> Code that draws figures:
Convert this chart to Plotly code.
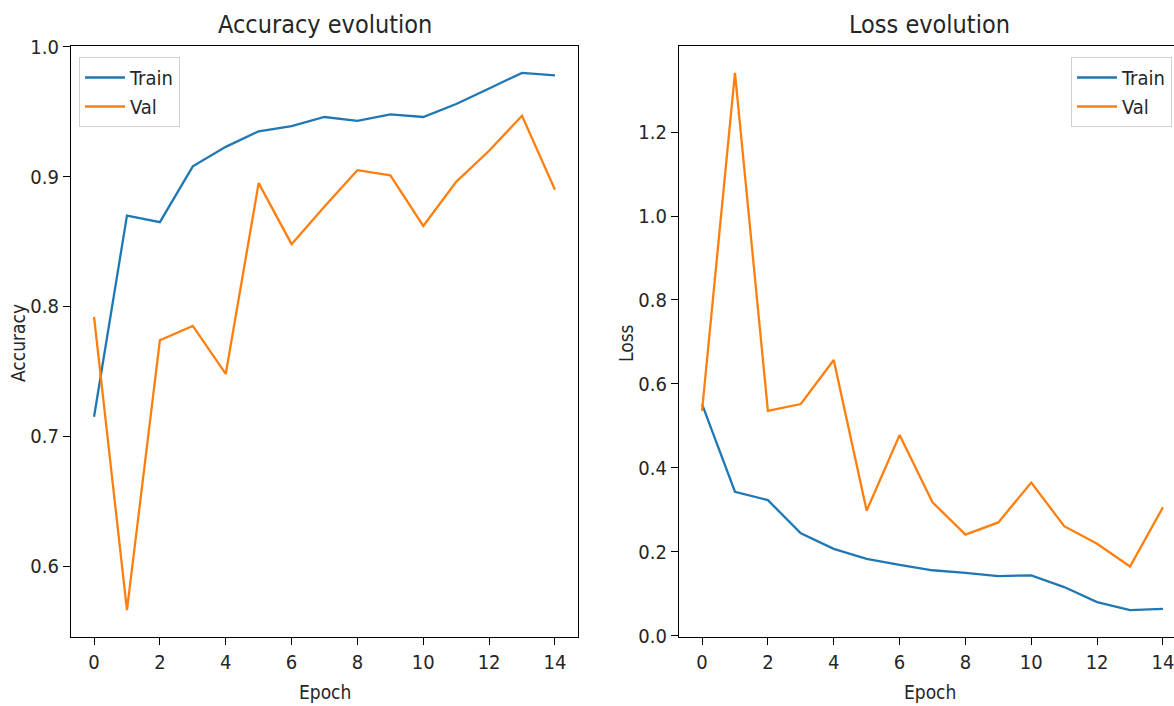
import plotly.graph_objects as go

# ---- data ----
epochs = list(range(15))
train_acc = [0.715, 0.870, 0.865, 0.908, 0.923, 0.935, 0.939, 0.946, 0.943, 0.948,
             0.946, 0.956, 0.968, 0.980, 0.978]
val_acc = [0.792, 0.566, 0.774, 0.785, 0.748, 0.895, 0.848, 0.877, 0.905, 0.901,
           0.862, 0.896, 0.920, 0.947, 0.890]
train_loss = [0.552, 0.343, 0.323, 0.244, 0.207, 0.183, 0.169, 0.156, 0.150, 0.142,
              0.144, 0.116, 0.080, 0.061, 0.064]
val_loss = [0.536, 1.341, 0.536, 0.552, 0.657, 0.298, 0.478, 0.318, 0.241, 0.270,
            0.365, 0.261, 0.219, 0.165, 0.306]
series_names = ["Train", "Val"]
acc_ticks = [0.6, 0.7, 0.8, 0.9, 1.0]
loss_ticks = [0.0, 0.2, 0.4, 0.6, 0.8, 1.0, 1.2]
x_ticks = [0, 2, 4, 6, 8, 10, 12, 14]

BLUE = "#1f77b4"
ORANGE = "#ff7f0e"
FONT = "DejaVu Sans Condensed, Liberation Sans Narrow, DejaVu Sans, sans-serif"
TXT = "#262626"
W, H = 1174, 706


def padded(vals):
    lo, hi = min(vals), max(vals)
    m = (hi - lo) * 0.05
    return [lo - m, hi + m]


fig = go.Figure()
for ys, name, color, xa, ya, lg in [
    (train_acc, series_names[0], BLUE, "x", "y", "legend"),
    (val_acc, series_names[1], ORANGE, "x", "y", "legend"),
    (train_loss, series_names[0], BLUE, "x2", "y2", "legend2"),
    (val_loss, series_names[1], ORANGE, "x2", "y2", "legend2"),
]:
    fig.add_trace(go.Scatter(x=epochs, y=ys, name=name, mode="lines",
                             line=dict(color=color, width=2.3),
                             xaxis=xa, yaxis=ya, legend=lg))

ydom = [1 - 637 / H, 1 - 46 / H]
axis_common = dict(showgrid=False, zeroline=False, showline=True, linecolor="black",
                   linewidth=1.2, ticks="outside", ticklen=7, tickwidth=1.2,
                   tickcolor="black", automargin=False,
                   tickfont=dict(family=FONT, size=20, color=TXT))

px_per_epoch = (578 - 71) / 15.4
right_w = W - 679
legend_common = dict(yanchor="top", xanchor="left", y=1 - 57 / H,
                     bgcolor="rgba(255,255,255,0.8)", bordercolor="#d0d0d0",
                     borderwidth=1, itemwidth=40,
                     font=dict(family=FONT, size=20, color=TXT))
fig.update_layout(
    width=W, height=H,
    margin=dict(l=0, r=0, t=0, b=0, autoexpand=False),
    paper_bgcolor="white", plot_bgcolor="white",
    font=dict(family=FONT, size=20, color=TXT),
    xaxis=dict(domain=[71 / W, 578 / W], range=[-0.7, 14.7], tickvals=x_ticks,
               mirror=True, anchor="y", **axis_common),
    yaxis=dict(domain=ydom, range=padded(train_acc + val_acc), tickvals=acc_ticks,
               tickformat=".1f", mirror=True, anchor="x", **axis_common),
    xaxis2=dict(domain=[679 / W, 1.0], range=[-0.7, -0.7 + right_w / px_per_epoch],
                tickvals=x_ticks, mirror=True, anchor="y2",
                ticklabeloverflow="allow", **axis_common),
    yaxis2=dict(domain=ydom, range=padded(train_loss + val_loss), tickvals=loss_ticks,
                tickformat=".1f", mirror=False, anchor="x2", **axis_common),
    legend=dict(x=79 / W, **legend_common),
    legend2=dict(x=1071 / W, **legend_common),
    showlegend=True,
)

# titles and axis labels as text annotations
ann = [
    dict(text="Accuracy evolution", x=324.5 / W, y=1 - 24 / H, size=25, angle=0),
    dict(text="Loss evolution", x=930 / W, y=1 - 24 / H, size=25, angle=0),
    dict(text="Epoch", x=324.5 / W, y=1 - 692 / H, size=19, angle=0),
    dict(text="Epoch", x=930 / W, y=1 - 692 / H, size=19, angle=0),
    dict(text="Accuracy", x=18 / W, y=1 - 343 / H, size=19, angle=-90),
    dict(text="Loss", x=626 / W, y=1 - 343 / H, size=19, angle=-90),
]
for a in ann:
    fig.add_annotation(text=a["text"], x=a["x"], y=a["y"], xref="paper", yref="paper",
                       xanchor="center", yanchor="middle", showarrow=False,
                       textangle=a["angle"],
                       font=dict(family=FONT, size=a["size"], color=TXT))

fig.write_html("out.html", config={"displayModeBar": False})
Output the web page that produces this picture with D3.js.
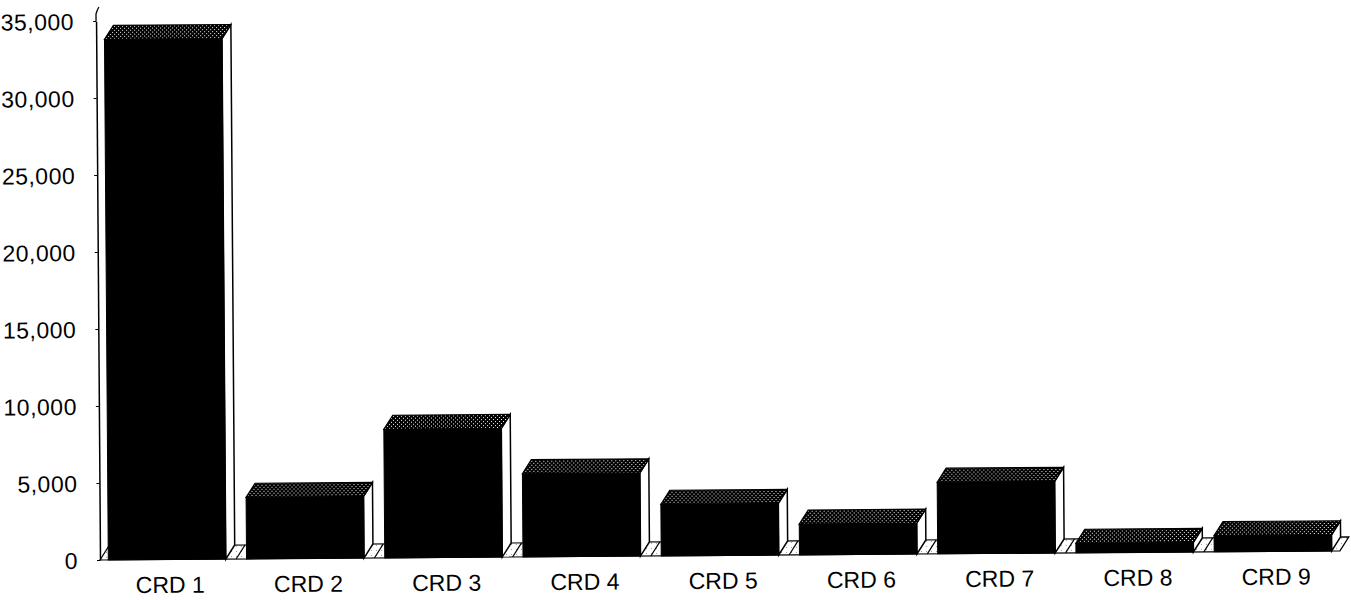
<!DOCTYPE html>
<html>
<head>
<meta charset="utf-8">
<script src="https://cdn.jsdelivr.net/npm/d3@7"></script>
<style>
  html, body { margin: 0; padding: 0; background: #fff; }
  svg { display: block; }
  text { font-family: "Liberation Sans", Arial, sans-serif; fill: #000; }
</style>
</head>
<body>
<svg id="chart" width="1351" height="600"></svg>
<script>
// Categories and their totals
const categories = ["CRD 1", "CRD 2", "CRD 3", "CRD 4", "CRD 5", "CRD 6", "CRD 7", "CRD 8", "CRD 9"];
const values = [33800, 4000, 8350, 5400, 3350, 2000, 4650, 620, 1050];
const tickValues = [0, 5000, 10000, 15000, 20000, 25000, 30000, 35000];

const depthX = 9, depthY = 14;   // offset of the back plane of each 3-D bar

const svg = d3.select("#chart");

// dotted fill for the top faces
const defs = svg.append("defs");
const pat = defs.append("pattern")
  .attr("id", "stipple").attr("patternUnits", "userSpaceOnUse")
  .attr("width", 4).attr("height", 4);
pat.append("rect").attr("width", 4).attr("height", 4).attr("fill", "#000");
pat.append("rect").attr("x", 0).attr("y", 0).attr("width", 1).attr("height", 1).attr("fill", "#fff");
pat.append("rect").attr("x", 2).attr("y", 2).attr("width", 1).attr("height", 1).attr("fill", "#fff");

const floorPat = defs.append("pattern")
  .attr("id", "floorDots").attr("patternUnits", "userSpaceOnUse")
  .attr("width", 5).attr("height", 5);
floorPat.append("rect").attr("width", 5).attr("height", 5).attr("fill", "#fff");
floorPat.append("rect").attr("x", 1).attr("y", 2).attr("width", 1).attr("height", 1).attr("fill", "#999");

// the whole chart sits slightly tilted
const g = svg.append("g").attr("transform", "rotate(-0.42, 100, 560)");

const x = d3.scaleBand()
  .domain(categories)
  .range([100, 1340])
  .paddingInner(0.15)
  .paddingOuter(0.06);

const y = d3.scaleLinear().domain([0, 35000]).range([560, 21]);

const y0 = y(0);
const line = d3.line();

// floor strip
const floorLeft = x.range()[0], floorRight = x.range()[1];
g.append("path")
  .attr("d", line([[floorLeft, y0], [floorLeft + depthX, y0 - depthY],
                   [floorRight + depthX, y0 - depthY], [floorRight, y0]]) + "Z")
  .attr("fill", "url(#floorDots)").attr("stroke", "#000").attr("stroke-width", 1.2);

// floor dividers between categories
const bounds = categories.slice(1).map(c => x(c) - (x.step() - x.bandwidth()) / 2);
g.selectAll("line.divider").data(bounds).join("line")
  .attr("class", "divider")
  .attr("x1", d => d).attr("y1", y0)
  .attr("x2", d => d + depthX).attr("y2", y0 - depthY)
  .attr("stroke", "#000").attr("stroke-width", 1.2);

// y axis
const yAxis = g.append("g")
  .attr("transform", "translate(100,0)")
  .call(d3.axisLeft(y).tickValues(tickValues).tickFormat(d3.format(","))
    .tickSize(3).tickSizeOuter(0).tickPadding(19));
yAxis.select(".domain").attr("stroke", "#000").attr("stroke-width", 1.5);
yAxis.selectAll(".tick line").attr("stroke", "#000");
yAxis.selectAll("text").style("font-size", "23px").attr("dy", "0.36em").attr("letter-spacing", "0.5px");
g.append("path").attr("d", "M100,21 L100,14 Q101,10 103,7")
  .attr("fill", "none").attr("stroke", "#000").attr("stroke-width", 1.3);

// bars
const bars = g.selectAll("g.bar").data(categories.map((c, i) => ({ c, v: values[i] })))
  .join("g").attr("class", "bar");

bars.append("path") // right side face
  .attr("d", d => {
    const xr = x(d.c) + x.bandwidth();
    return line([[xr, y(d.v)], [xr + depthX, y(d.v) - depthY],
                 [xr + depthX, y0 - depthY], [xr, y0]]) + "Z";
  })
  .attr("fill", "#fff").attr("stroke", "#000").attr("stroke-width", 1.5);

bars.append("rect") // front face
  .attr("x", d => x(d.c)).attr("y", d => y(d.v))
  .attr("width", x.bandwidth()).attr("height", d => y0 - y(d.v))
  .attr("fill", "#000").attr("stroke", "#000").attr("stroke-width", 1);

bars.append("path") // top face
  .attr("d", d => {
    const xl = x(d.c), xr = xl + x.bandwidth(), yt = y(d.v);
    return line([[xl, yt], [xl + depthX, yt - depthY],
                 [xr + depthX, yt - depthY], [xr, yt]]) + "Z";
  })
  .attr("fill", "url(#stipple)").attr("stroke", "#000").attr("stroke-width", 1.2);

// category labels
const xAxis = g.append("g")
  .attr("transform", "translate(3,568)")
  .call(d3.axisBottom(x).tickSize(0).tickPadding(9));
xAxis.select(".domain").remove();
xAxis.selectAll("text").style("font-size", "23px");
</script>
</body>
</html>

> Task description: Check every line of the data, and copy the ones that contain "chart".

> Answer:
Convert this chart to Plotly code.
<svg id="chart" width="1351" height="600"></svg>
const svg = d3.select("#chart");
// the whole chart sits slightly tilted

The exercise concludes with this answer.